A new study led by University of Pennsylvania researchers suggests the main reason is that dropping pounds causes the tongue to shrink, mostly by losing fat.

“Now that we know tongue fat is a risk factor and that sleep apnea improves when tongue fat is reduced, we have established a unique therapeutic target that we’ve never had before,” said senior author Richard Schwab, chief of sleep medicine at Penn’s Perelman School of Medicine.

About 15 million Americans suffer from sleep apnea — harmful pauses in breathing during sleep, caused when the airway collapses or becomes blocked.

Being overweight or obese is a huge risk factor for sleep apnea, which is usually marked by loud snoring. Other risk factors include a small jaw and large tonsils. Besides daytime sleepiness, the disorder can contribute to high blood pressure, heart disease, stroke, diabetes, and depression.

Devices that provide a constant, gentle flow of pressurized air during sleep, commonly known as a CPAP machine, help about 75% of patients, but many people can’t tolerate the headgear or don’t wear it enough to get relief.

For decades, researchers have studied the anatomy of the upper airway, throat, and mouth to try to understand apnea. Six years ago, Schwab’s team focused on the tongue, intrigued by a California autopsy study that found the size and fattiness of the human tongue increased in relation to obesity.

Using specialized MRI scans, the Penn scientists discovered that obese adults with apnea had bulkier tongues than obese people without apnea. On average, apneics’ tongues were a cubic inch bigger and had 17% more fat.

The new study, published Friday in the American Journal of Respiratory and Critical Care Medicine, set out to see whether weight loss reduced soft-tissue volumes in the throat and mouth, and if those changes would correspond with reductions in apnea. The 67 patients all had at least 10 apnea episodes per hour, and had an average body mass index of 43 — 220 pounds for a 5-foot-tall person. (A BMI of 40 or higher is characterized as severe obesity.)

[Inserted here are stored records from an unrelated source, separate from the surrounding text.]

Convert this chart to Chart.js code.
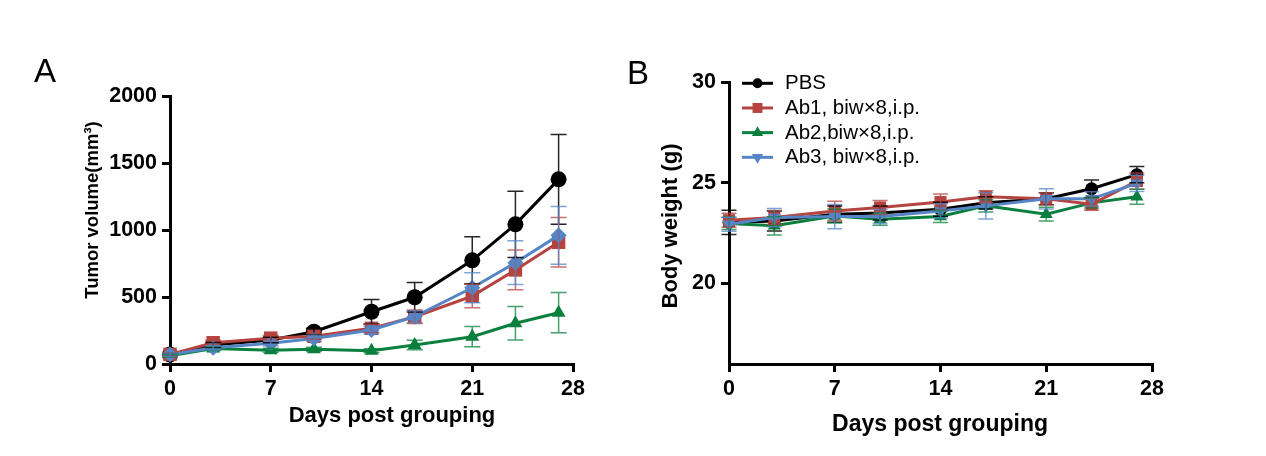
<!DOCTYPE html>
<html><head><meta charset="utf-8">
<script src="https://cdn.jsdelivr.net/npm/chart.js@4.4.1/dist/chart.umd.min.js"></script>
<style>
html,body{margin:0;padding:0;background:#fff;}
#wrap{position:relative;width:1266px;height:456px;overflow:hidden;background:#fff;}
#pA{position:absolute;left:0;top:0;width:600px;height:456px;}
#pB{position:absolute;left:600px;top:0;width:666px;height:456px;}
</style></head><body>
<div id="wrap">
<div id="pA"><canvas id="cA" width="600" height="456"></canvas></div>
<div id="pB"><canvas id="cB" width="666" height="456"></canvas></div>
</div>
<script>
// ---------- data ----------
const days = [0, 3, 7, 10, 14, 17, 21, 24, 27];
const xTicks = [0, 7, 14, 21, 28];
const volTicks = [0, 500, 1000, 1500, 2000];
const weightTicks = [20, 25, 30];
const seriesNames = ['PBS', 'Ab1, biw\u00d78,i.p.', 'Ab2,biw\u00d78,i.p.', 'Ab3, biw\u00d78,i.p.'];

const volPBS    = [70, 142, 179, 241, 390, 498, 774, 1042, 1378];
const volPBSErr = [12, 18, 20, 25, 92, 110, 175, 248, 335];
const volAb1    = [72, 159, 193, 207, 266, 353, 507, 702, 908];
const volAb1Err = [12, 18, 20, 22, 30, 50, 88, 148, 185];
const volAb2    = [62, 115, 102, 110, 99, 142, 204, 304, 383];
const volAb2Err = [10, 15, 15, 15, 15, 35, 75, 125, 150];
const volAb3    = [70, 122, 154, 191, 254, 353, 569, 756, 960];
const volAb3Err = [12, 15, 18, 22, 30, 45, 112, 163, 215];

const wPBS    = [23.03, 23.10, 23.44, 23.50, 23.68, 24.00, 24.20, 24.70, 25.40];
const wPBSErr = [0.60, 0.50, 0.40, 0.35, 0.35, 0.30, 0.30, 0.43, 0.40];
const wAb1    = [23.14, 23.27, 23.60, 23.77, 24.04, 24.30, 24.20, 23.93, 25.08];
const wAb1Err = [0.35, 0.35, 0.48, 0.35, 0.40, 0.30, 0.30, 0.30, 0.40];
const wAb2    = [22.98, 22.86, 23.35, 23.19, 23.32, 23.85, 23.44, 24.00, 24.30];
const wAb2Err = [0.30, 0.45, 0.35, 0.30, 0.30, 0.30, 0.34, 0.25, 0.37];
const wAb3    = [22.94, 23.27, 23.32, 23.32, 23.60, 23.85, 24.20, 24.20, 24.97];
const wAb3Err = [0.35, 0.45, 0.60, 0.35, 0.35, 0.65, 0.50, 0.35, 0.40];

// ---------- styles ----------
const FONT = '"Liberation Sans", Arial, Helvetica, sans-serif';
const COLORS = ['#000000', '#B5433F', '#0A7F3E', '#5585C5'];
const ERRCOLORS = ['rgba(0,0,0,0.85)', 'rgba(181,67,63,0.75)', 'rgba(10,127,62,0.75)', 'rgba(85,133,197,0.75)'];
const DRAW_ORDER = [4, 2, 3, 1];

const pts = vals => vals.map((v, i) => ({x: days[i], y: v}));

function mkDataset(i, vals, errs, style, radius, rotation) {
  return {
    label: seriesNames[i],
    data: pts(vals),
    errors: errs,
    errorColor: ERRCOLORS[i],
    borderColor: COLORS[i],
    backgroundColor: COLORS[i],
    pointBackgroundColor: COLORS[i],
    pointBorderColor: COLORS[i],
    pointBorderWidth: 0,
    pointStyle: style,
    pointRadius: radius,
    pointRotation: rotation || 0,
    borderWidth: 3,
    tension: 0,
    clip: false,
    order: DRAW_ORDER[i]
  };
}

// ---------- plugins ----------
const errorBars = {
  id: 'errorBars',
  afterDatasetsDraw(chart, args, o) {
    const ctx = chart.ctx, xs = chart.scales.x, ys = chart.scales.y;
    chart.data.datasets.forEach(ds => {
      if (!ds.errors) return;
      ctx.save();
      ctx.strokeStyle = ds.errorColor;
      ctx.lineWidth = o.lineWidth;
      ds.data.forEach((p, j) => {
        const e = ds.errors[j];
        const x = xs.getPixelForValue(p.x);
        const yt = ys.getPixelForValue(p.y + e), yb = ys.getPixelForValue(p.y - e);
        ctx.beginPath();
        ctx.moveTo(x, yt); ctx.lineTo(x, yb);
        ctx.moveTo(x - o.cap, yt); ctx.lineTo(x + o.cap, yt);
        ctx.moveTo(x - o.cap, yb); ctx.lineTo(x + o.cap, yb);
        ctx.stroke();
      });
      ctx.restore();
    });
  }
};

const texts = {
  id: 'texts',
  afterDraw(chart, args, o) {
    const ctx = chart.ctx;
    (o.items || []).forEach(t => {
      ctx.save();
      ctx.font = t.font;
      ctx.fillStyle = '#000';
      ctx.textAlign = t.align || 'center';
      ctx.textBaseline = 'alphabetic';
      ctx.translate(t.x, t.y);
      if (t.rot) ctx.rotate(t.rot);
      ctx.fillText(t.text, 0, 0);
      ctx.restore();
    });
  }
};

const lineLegend = {
  id: 'lineLegend',
  afterDraw(chart, args, o) {
    if (!o.display) return;
    const ctx = chart.ctx;
    chart.data.datasets.forEach((ds, i) => {
      const y = o.y0 + i * o.step;
      ctx.save();
      ctx.strokeStyle = ds.borderColor;
      ctx.lineWidth = 3;
      ctx.beginPath(); ctx.moveTo(o.x0, y); ctx.lineTo(o.x1, y); ctx.stroke();
      ctx.fillStyle = ds.pointBackgroundColor;
      ctx.strokeStyle = ds.pointBorderColor;
      Chart.helpers.drawPoint(ctx, {pointStyle: ds.pointStyle, rotation: ds.pointRotation, radius: o.markerRadius[i], borderWidth: 0}, (o.x0 + o.x1) / 2, y);
      ctx.fillStyle = '#000';
      ctx.font = o.font;
      ctx.textAlign = 'left';
      ctx.textBaseline = 'middle';
      ctx.fillText(ds.label, o.textX, y + 0.5);
      ctx.restore();
    });
  }
};

function linAxis(min, max, ticks, fixed, isX) {
  return {
    type: 'linear', min, max,
    afterBuildTicks: s => { s.ticks = ticks.map(v => ({value: v})); },
    afterFit: s => { if (isX) s.height = fixed; else s.width = fixed; },
    border: {display: true, color: '#000', width: 3},
    grid: {display: true, drawOnChartArea: false, drawTicks: true, tickLength: 8, tickColor: '#000', tickWidth: 3, color: '#000', lineWidth: 3},
    ticks: {color: '#000', font: {family: FONT, size: 21.5, weight: 'bold'}, padding: isX ? 4 : 5,
      autoSkip: false, maxRotation: 0, minRotation: 0, callback: v => String(v)},
    title: {display: false}
  };
}

Chart.defaults.font.family = FONT;

// ---------- Chart A ----------
new Chart(document.getElementById('cA'), {
  type: 'line',
  data: {
    datasets: [
      mkDataset(0, volPBS, volPBSErr, 'circle', 8),
      mkDataset(1, volAb1, volAb1Err, 'rect', 9.5),
      mkDataset(2, volAb2, volAb2Err, 'triangle', 8),
      mkDataset(3, volAb3, volAb3Err, 'rectRot', 8)
    ]
  },
  options: {
    responsive: false, animation: false, devicePixelRatio: 1,
    layout: {padding: {left: 0, top: 96, right: 27, bottom: 0}},
    scales: {
      x: linAxis(0, 28, xTicks, 92, true),
      y: linAxis(0, 2000, volTicks, 170, false)
    },
    plugins: {
      legend: {display: false}, tooltip: {enabled: false},
      errorBars: {lineWidth: 1.5, cap: 8},
      texts: {items: [
        {text: 'A', x: 34, y: 82, font: '33px ' + FONT, align: 'left'},
        {text: 'Days post grouping', x: 392, y: 422, font: 'bold 22px ' + FONT},
        {text: 'Tumor volume(mm\u00b3)', x: 98, y: 210, rot: -Math.PI / 2, font: 'bold 18.5px ' + FONT}
      ]},
      lineLegend: {display: false}
    }
  },
  plugins: [errorBars, texts, lineLegend]
});

// ---------- Chart B ----------
new Chart(document.getElementById('cB'), {
  type: 'line',
  data: {
    datasets: [
      mkDataset(0, wPBS, wPBSErr, 'circle', 6.5),
      mkDataset(1, wAb1, wAb1Err, 'rect', 8.5),
      mkDataset(2, wAb2, wAb2Err, 'triangle', 7.5),
      mkDataset(3, wAb3, wAb3Err, 'triangle', 7.5, 180)
    ]
  },
  options: {
    responsive: false, animation: false, devicePixelRatio: 1,
    layout: {padding: {left: 0, top: 82, right: 114, bottom: 0}},
    scales: {
      x: linAxis(0, 28, xTicks, 92, true),
      y: linAxis(16, 30, weightTicks, 129, false)
    },
    plugins: {
      legend: {display: false}, tooltip: {enabled: false},
      errorBars: {lineWidth: 1.5, cap: 7.5},
      texts: {items: [
        {text: 'B', x: 27, y: 84, font: '33px ' + FONT, align: 'left'},
        {text: 'Days post grouping', x: 340, y: 431, font: 'bold 23px ' + FONT},
        {text: 'Body weight (g)', x: 77, y: 226, rot: -Math.PI / 2, font: 'bold 22px ' + FONT}
      ]},
      lineLegend: {display: true, x0: 142, x1: 173, textX: 185, y0: 83.3, step: 24.67,
        markerRadius: [5, 7, 6.5, 6.5], font: '20.5px ' + FONT}
    }
  },
  plugins: [errorBars, texts, lineLegend]
});
</script>
</body></html>
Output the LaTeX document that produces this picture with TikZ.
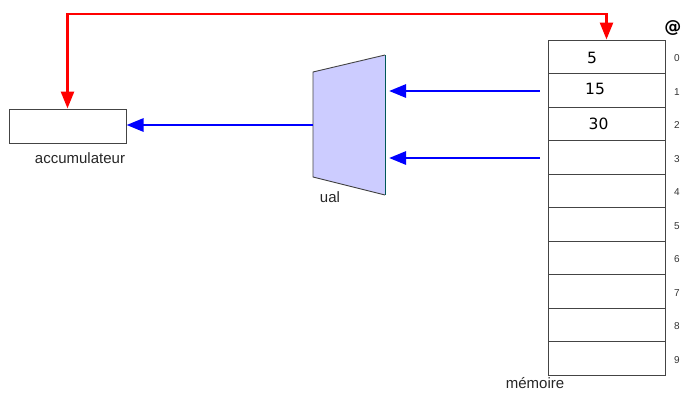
\documentclass[tikz,border=0pt]{standalone}
\usepackage{fontspec}
\setmainfont{Liberation Sans}
\newfontfamily\valfont{DejaVu Sans}
\usetikzlibrary{arrows.meta}
\definecolor{ualfill}{HTML}{CCCCFF}
\definecolor{cellborder}{HTML}{444444}
\tikzset{
  cell/.style={draw=cellborder, line width=1pt, minimum width=117pt, minimum height=33.5pt, inner sep=0pt},
  accbox/.style={draw=cellborder, line width=1pt, minimum width=117pt, minimum height=34pt, inner sep=0pt},
  caption/.style={font=\fontsize{15}{18}\selectfont, text=black!85, inner sep=0pt},
  idx/.style={font=\fontsize{10}{12}\selectfont, text=black!80, inner sep=0pt},
  val/.style={font=\valfont\fontsize{15.5}{18}\selectfont, inner sep=0pt},
  ctrl/.style={draw=red, line width=2.6pt, {Triangle[length=17pt,width=13pt]}-{Triangle[length=17pt,width=13pt]}},
  datap/.style={draw=blue, line width=2.8pt, -{Triangle[length=17pt,width=13pt]}},
}
\begin{document}
\begin{tikzpicture}[x=1pt,y=-1pt]
  \useasboundingbox (0,0) rectangle (682,392);

  % memory column: ten cells with their addresses
  \foreach \i in {0,...,9} {
    \node[cell] (m\i) at (606.5, {40+33.5*\i+16.75}) {};
    \node[idx] (a\i) at (677, {40+33.5*\i+18.5}) {\i};
  }
  \node[font=\valfont\bfseries\fontsize{17}{20}\selectfont, inner sep=0pt, anchor=east] (at) at (681.5,28) {@};
  \node[val] (v0) at (592,58) {5};
  \node[val] (v1) at (595,89) {15};
  \node[val] (v2) at (598.5,123.5) {30};
  \node[caption, anchor=south] (memlbl) at (535,389) {mémoire};

  % arithmetic and logic unit
  \coordinate (uTL) at (313,72);
  \coordinate (uBL) at (313,177);
  \coordinate (uTR) at (385,55);
  \coordinate (uBR) at (385,195);
  \fill[ualfill] (uTL) -- (uTR) -- (uBR) -- (uBL) -- cycle;
  \draw[cellborder, line width=0.9pt] (uTR) -- (uTL) -- (uBL) -- (uBR);
  \draw[teal!70!black, line width=0.9pt] (uTR) -- (uBR);
  \coordinate (ualout) at (313,125);
  \coordinate (ualin1) at (385,91);
  \coordinate (ualin2) at (385,158);
  \node[caption] (ualbl) at (330,197) {ual};

  % accumulator register
  \node[accbox] (acc) at (67.5,126) {};
  \node[caption] (acclbl) at (80,158) {accumulateur};

  % data paths
  \draw[datap, shorten >=4pt] (m1.west |- ualin1) ++(-8,0) -- (ualin1);
  \draw[datap, shorten >=4pt] (m3.west |- ualin2) ++(-8,0) -- (ualin2);
  \draw[datap] (ualout) -- (acc.east |- ualout);

  % address / control link
  \coordinate (topbar) at (67.5,14);
  \draw[ctrl] (acc.north) |- (topbar) -| (m0.north);
\end{tikzpicture}
\end{document}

Through dieting or weight-loss surgery, the patients lost an average of 10% of their weight over six months. MRI imaging and statistical analyses revealed that several structures — including a jaw muscle and muscles on the sides of the airway — had smaller volumes with weight loss and this correlated with slight apnea improvements. But the effect was most striking with reductions in tongue fat.

For example, a patient who went from a BMI of about 45 to 30 reduced his tongue fat by half. He saw his apnea improve from 121 to 25 episodes per hour. (Thirty per hour is severe.)

Because some people who aren’t obese have apnea, Schwab’s team is looking at whether fatty tongues play a role and whether that fat can be targeted. Tongues, of course, can’t run laps or do push-ups to get slim and trim, but Schwab believes potential interventions exist. Among the possibilities are a low-fat diet, upper-airway exercises such as singing or playing an instrument, and a noninvasive, FDA-approved cooling technique that has been shown to freeze and kill fat cells.

“It’s not been studied, so no one knows,” Schwab said. “We don’t understand why people have tongue fat. Why is there any fat there? Maybe it’s genetic. And we understand — even less about how to reduce it.”